Look for the line containing "Give me the Plotly source for this chart." and the line containing "40, 45, 50]" in the entries below. Copy those two and all lines between them exactly, leaving out pictures.

· · · · · · ·

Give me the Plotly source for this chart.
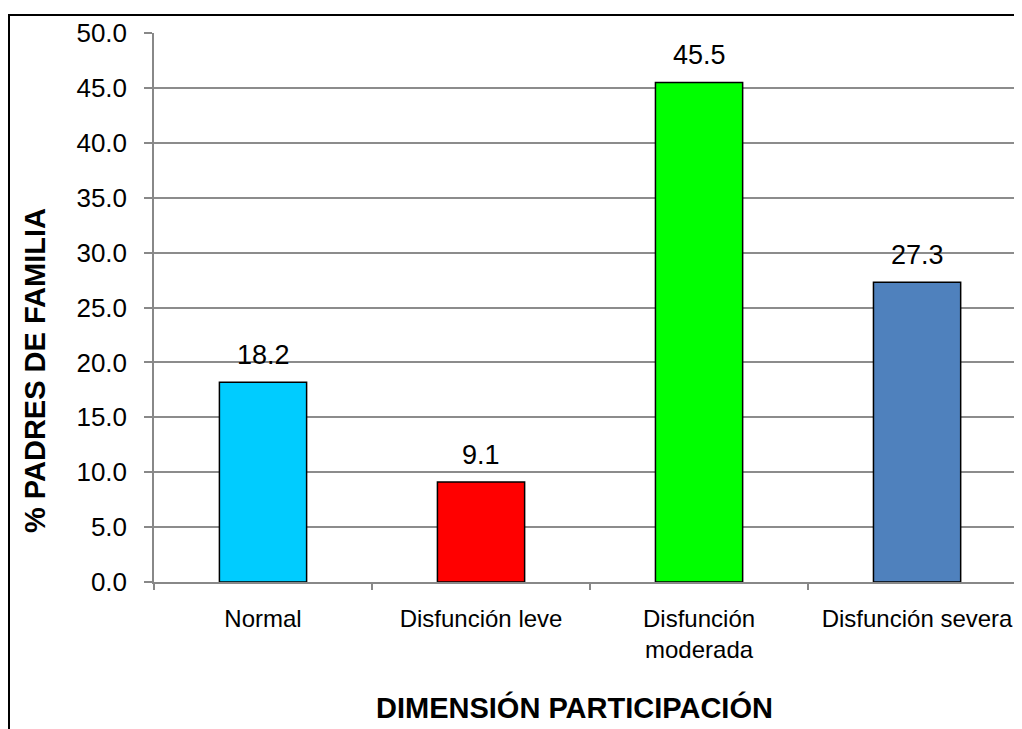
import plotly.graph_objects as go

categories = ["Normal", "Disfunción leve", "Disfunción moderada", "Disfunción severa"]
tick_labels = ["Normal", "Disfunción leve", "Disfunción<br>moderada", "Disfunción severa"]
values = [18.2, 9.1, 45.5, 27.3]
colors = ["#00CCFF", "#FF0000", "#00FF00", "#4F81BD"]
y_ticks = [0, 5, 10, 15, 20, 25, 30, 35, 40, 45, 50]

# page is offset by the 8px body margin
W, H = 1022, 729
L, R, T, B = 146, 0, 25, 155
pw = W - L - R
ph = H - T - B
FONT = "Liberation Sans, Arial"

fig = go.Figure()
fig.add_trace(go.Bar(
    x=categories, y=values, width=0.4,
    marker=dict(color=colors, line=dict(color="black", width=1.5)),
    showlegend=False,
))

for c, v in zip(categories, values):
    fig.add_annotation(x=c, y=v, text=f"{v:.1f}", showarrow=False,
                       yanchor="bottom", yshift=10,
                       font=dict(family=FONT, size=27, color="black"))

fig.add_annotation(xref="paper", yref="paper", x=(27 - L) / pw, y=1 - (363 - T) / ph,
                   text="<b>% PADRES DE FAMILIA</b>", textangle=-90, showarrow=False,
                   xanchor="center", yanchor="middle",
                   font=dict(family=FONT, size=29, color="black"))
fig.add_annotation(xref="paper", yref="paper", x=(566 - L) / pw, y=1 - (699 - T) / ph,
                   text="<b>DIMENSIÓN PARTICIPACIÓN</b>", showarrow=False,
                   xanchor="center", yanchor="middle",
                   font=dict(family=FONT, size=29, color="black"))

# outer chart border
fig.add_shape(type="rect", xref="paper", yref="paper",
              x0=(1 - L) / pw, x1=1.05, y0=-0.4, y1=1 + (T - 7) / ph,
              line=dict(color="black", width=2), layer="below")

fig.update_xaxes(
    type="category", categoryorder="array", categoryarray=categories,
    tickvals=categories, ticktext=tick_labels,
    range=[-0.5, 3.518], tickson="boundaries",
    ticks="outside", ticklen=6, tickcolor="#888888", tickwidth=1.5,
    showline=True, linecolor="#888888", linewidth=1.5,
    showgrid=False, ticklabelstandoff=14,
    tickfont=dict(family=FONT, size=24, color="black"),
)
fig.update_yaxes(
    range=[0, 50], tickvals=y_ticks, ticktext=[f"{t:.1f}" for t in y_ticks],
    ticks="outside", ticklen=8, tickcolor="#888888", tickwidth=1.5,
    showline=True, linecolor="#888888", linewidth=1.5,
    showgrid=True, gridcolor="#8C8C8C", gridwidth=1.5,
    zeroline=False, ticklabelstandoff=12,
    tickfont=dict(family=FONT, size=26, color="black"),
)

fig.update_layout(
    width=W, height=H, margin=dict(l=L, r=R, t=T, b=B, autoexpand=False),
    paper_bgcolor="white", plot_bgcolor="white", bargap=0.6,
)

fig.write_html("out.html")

· · · · · · ·

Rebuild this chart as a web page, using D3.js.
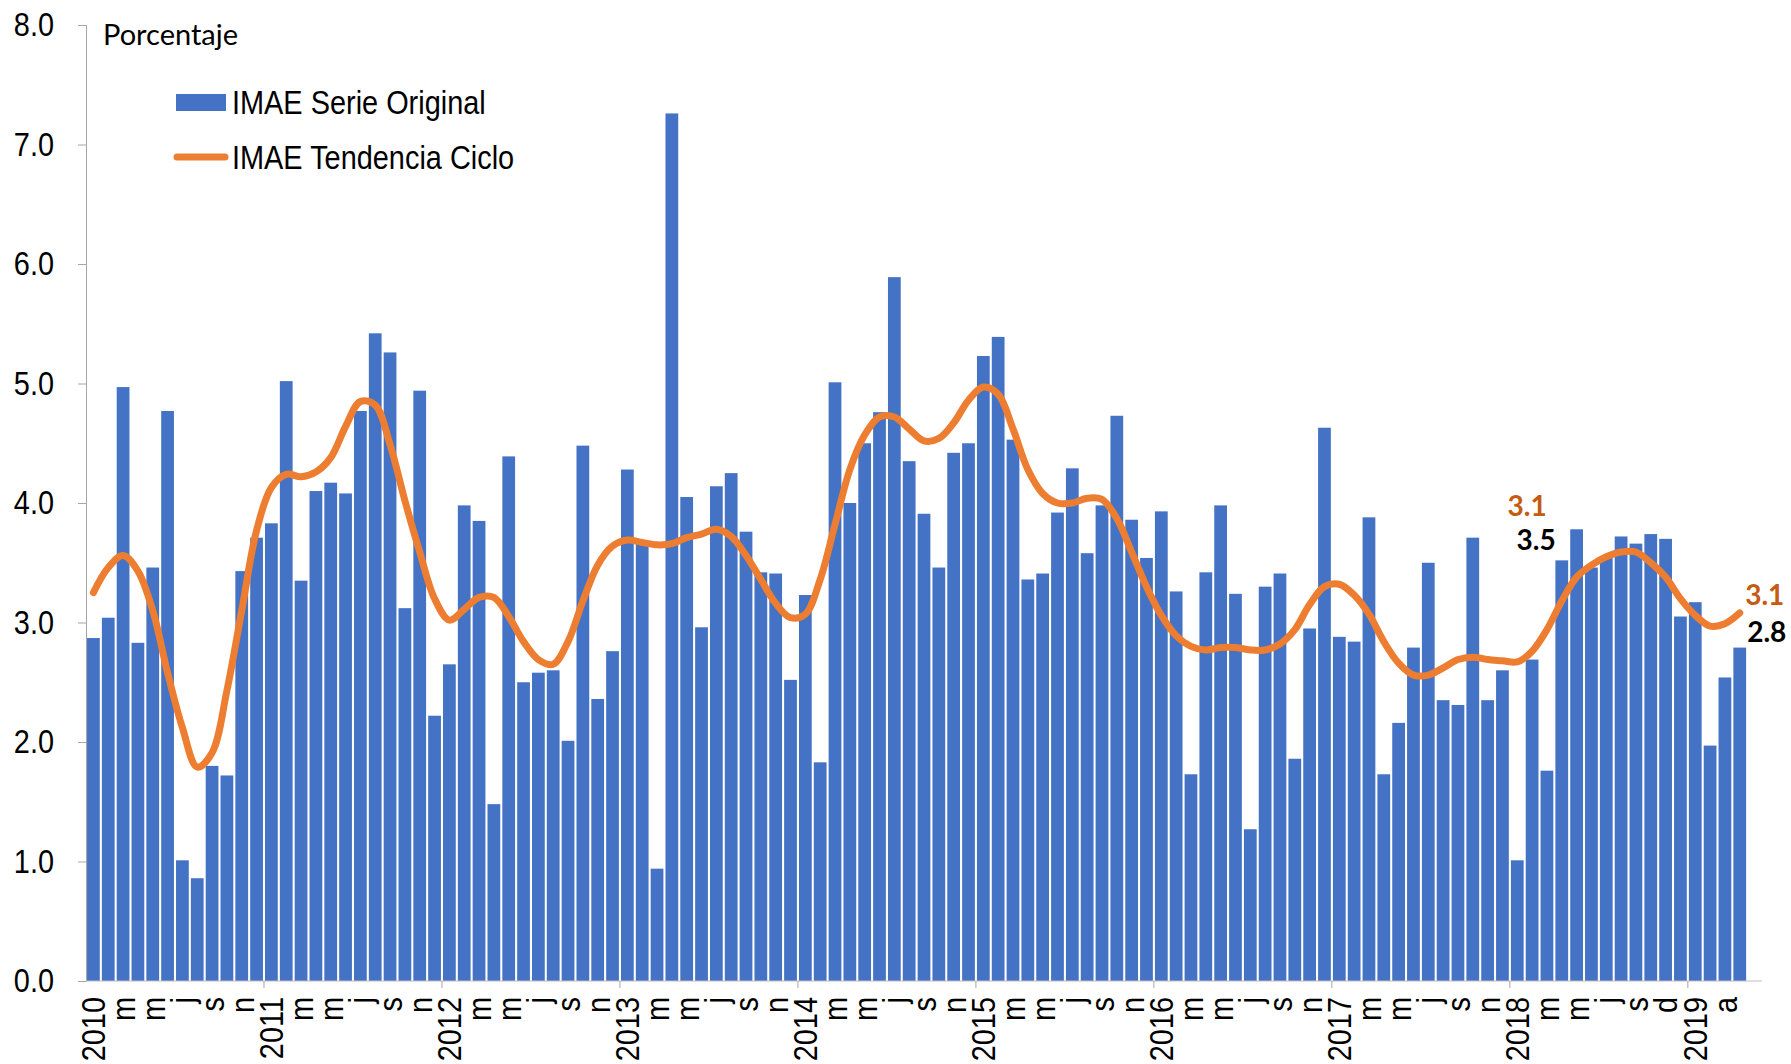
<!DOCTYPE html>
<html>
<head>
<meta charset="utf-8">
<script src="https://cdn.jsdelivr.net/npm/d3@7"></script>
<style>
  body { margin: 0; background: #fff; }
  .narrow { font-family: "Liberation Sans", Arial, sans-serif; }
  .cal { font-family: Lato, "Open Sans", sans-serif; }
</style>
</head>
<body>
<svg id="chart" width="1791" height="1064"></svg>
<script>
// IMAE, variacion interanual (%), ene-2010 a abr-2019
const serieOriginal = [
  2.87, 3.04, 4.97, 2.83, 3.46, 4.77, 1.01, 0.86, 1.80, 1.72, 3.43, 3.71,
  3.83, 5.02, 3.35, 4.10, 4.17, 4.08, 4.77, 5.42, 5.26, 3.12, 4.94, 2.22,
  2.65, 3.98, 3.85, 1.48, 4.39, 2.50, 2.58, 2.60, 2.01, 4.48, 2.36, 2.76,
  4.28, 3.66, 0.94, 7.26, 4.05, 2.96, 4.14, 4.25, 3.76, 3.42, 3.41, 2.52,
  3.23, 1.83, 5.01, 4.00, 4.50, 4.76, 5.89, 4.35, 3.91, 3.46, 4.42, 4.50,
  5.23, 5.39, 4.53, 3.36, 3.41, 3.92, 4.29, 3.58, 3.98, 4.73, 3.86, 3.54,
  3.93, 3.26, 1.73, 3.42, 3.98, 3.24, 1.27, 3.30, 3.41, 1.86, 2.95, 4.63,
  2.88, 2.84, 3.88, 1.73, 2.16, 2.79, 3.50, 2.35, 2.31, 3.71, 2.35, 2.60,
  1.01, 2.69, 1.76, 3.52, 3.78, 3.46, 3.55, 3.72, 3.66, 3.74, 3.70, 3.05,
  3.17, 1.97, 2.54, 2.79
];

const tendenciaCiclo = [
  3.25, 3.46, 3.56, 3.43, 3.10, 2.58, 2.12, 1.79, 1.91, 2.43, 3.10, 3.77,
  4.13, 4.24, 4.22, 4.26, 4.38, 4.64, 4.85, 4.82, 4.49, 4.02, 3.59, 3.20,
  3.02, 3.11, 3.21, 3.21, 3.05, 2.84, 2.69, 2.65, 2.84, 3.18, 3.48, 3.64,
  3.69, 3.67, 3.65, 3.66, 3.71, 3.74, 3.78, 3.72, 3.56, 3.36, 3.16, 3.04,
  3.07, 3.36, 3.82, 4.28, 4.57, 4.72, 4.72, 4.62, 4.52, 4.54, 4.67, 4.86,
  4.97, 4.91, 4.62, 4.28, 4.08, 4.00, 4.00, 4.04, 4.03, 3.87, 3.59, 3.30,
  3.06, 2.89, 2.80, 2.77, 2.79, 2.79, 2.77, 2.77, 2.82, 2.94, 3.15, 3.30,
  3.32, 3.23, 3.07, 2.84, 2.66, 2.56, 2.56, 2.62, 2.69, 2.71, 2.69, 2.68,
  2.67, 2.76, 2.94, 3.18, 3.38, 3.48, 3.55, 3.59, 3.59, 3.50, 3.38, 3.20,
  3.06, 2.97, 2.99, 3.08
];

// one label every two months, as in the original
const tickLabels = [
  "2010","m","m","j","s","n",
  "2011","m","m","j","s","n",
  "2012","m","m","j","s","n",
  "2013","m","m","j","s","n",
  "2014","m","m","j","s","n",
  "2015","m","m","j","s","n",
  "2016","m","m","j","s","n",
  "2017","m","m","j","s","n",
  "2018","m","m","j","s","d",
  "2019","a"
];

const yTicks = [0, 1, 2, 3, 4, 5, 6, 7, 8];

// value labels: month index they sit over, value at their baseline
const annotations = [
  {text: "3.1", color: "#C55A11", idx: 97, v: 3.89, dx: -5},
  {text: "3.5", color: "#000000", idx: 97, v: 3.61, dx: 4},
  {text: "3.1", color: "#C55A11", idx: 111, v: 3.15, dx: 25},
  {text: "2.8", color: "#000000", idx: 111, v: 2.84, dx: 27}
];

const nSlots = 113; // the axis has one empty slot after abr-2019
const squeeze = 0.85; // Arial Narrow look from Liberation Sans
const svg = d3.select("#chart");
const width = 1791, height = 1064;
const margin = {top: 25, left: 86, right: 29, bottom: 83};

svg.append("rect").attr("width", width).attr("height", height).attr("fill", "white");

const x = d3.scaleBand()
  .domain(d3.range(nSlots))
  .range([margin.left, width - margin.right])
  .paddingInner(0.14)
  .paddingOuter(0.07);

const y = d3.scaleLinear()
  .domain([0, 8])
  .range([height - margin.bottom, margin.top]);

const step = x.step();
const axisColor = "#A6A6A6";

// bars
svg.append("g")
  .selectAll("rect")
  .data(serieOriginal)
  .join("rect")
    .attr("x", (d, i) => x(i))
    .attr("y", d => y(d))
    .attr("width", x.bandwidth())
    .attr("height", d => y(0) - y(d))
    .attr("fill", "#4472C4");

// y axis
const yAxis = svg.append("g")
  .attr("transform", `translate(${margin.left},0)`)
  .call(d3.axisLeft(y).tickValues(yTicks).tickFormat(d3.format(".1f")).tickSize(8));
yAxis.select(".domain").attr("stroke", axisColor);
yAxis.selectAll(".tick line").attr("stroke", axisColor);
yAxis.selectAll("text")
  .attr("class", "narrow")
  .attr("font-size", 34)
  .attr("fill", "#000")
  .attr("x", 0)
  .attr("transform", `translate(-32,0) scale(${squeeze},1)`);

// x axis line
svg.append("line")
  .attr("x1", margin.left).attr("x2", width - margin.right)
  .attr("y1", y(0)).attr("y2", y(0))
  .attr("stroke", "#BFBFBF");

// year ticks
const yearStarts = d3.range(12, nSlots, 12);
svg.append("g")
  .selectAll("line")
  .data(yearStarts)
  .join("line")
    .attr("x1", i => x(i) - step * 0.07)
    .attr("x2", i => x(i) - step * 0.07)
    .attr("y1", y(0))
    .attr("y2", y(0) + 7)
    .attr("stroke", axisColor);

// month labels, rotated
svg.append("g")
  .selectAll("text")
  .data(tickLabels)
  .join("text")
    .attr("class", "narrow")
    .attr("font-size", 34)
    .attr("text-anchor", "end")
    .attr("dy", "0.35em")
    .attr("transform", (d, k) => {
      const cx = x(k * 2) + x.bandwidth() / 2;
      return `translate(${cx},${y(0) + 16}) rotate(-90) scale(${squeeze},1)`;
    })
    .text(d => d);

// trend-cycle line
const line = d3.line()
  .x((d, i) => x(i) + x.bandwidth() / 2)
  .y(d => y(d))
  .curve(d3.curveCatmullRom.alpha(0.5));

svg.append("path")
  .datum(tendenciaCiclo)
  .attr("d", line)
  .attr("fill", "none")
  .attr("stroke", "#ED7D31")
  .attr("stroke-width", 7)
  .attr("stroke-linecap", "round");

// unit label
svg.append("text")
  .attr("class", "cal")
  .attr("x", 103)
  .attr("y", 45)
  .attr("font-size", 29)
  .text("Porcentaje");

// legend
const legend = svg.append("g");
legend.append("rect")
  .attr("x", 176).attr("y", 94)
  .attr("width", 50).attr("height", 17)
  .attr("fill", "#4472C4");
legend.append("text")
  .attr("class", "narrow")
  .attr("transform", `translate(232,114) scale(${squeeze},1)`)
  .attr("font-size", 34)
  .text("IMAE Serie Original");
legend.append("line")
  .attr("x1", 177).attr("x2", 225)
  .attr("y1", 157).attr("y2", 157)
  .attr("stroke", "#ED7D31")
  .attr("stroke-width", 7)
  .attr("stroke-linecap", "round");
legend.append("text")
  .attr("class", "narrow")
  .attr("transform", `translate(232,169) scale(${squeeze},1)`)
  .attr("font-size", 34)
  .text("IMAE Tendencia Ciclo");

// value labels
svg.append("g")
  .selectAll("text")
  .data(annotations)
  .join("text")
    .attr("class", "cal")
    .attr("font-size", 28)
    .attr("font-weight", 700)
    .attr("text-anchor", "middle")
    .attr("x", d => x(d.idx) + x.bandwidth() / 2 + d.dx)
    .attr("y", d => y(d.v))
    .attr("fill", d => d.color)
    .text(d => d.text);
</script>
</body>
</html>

· · · · · · ·

__THE RESPONSE__.
Give me the Plotly source for this chart.
import plotly.graph_objects as go

categories = ["Normal", "Disfunción leve", "Disfunción moderada", "Disfunción severa"]
tick_labels = ["Normal", "Disfunción leve", "Disfunción<br>moderada", "Disfunción severa"]
values = [18.2, 9.1, 45.5, 27.3]
colors = ["#00CCFF", "#FF0000", "#00FF00", "#4F81BD"]
y_ticks = [0, 5, 10, 15, 20, 25, 30, 35, 40, 45, 50]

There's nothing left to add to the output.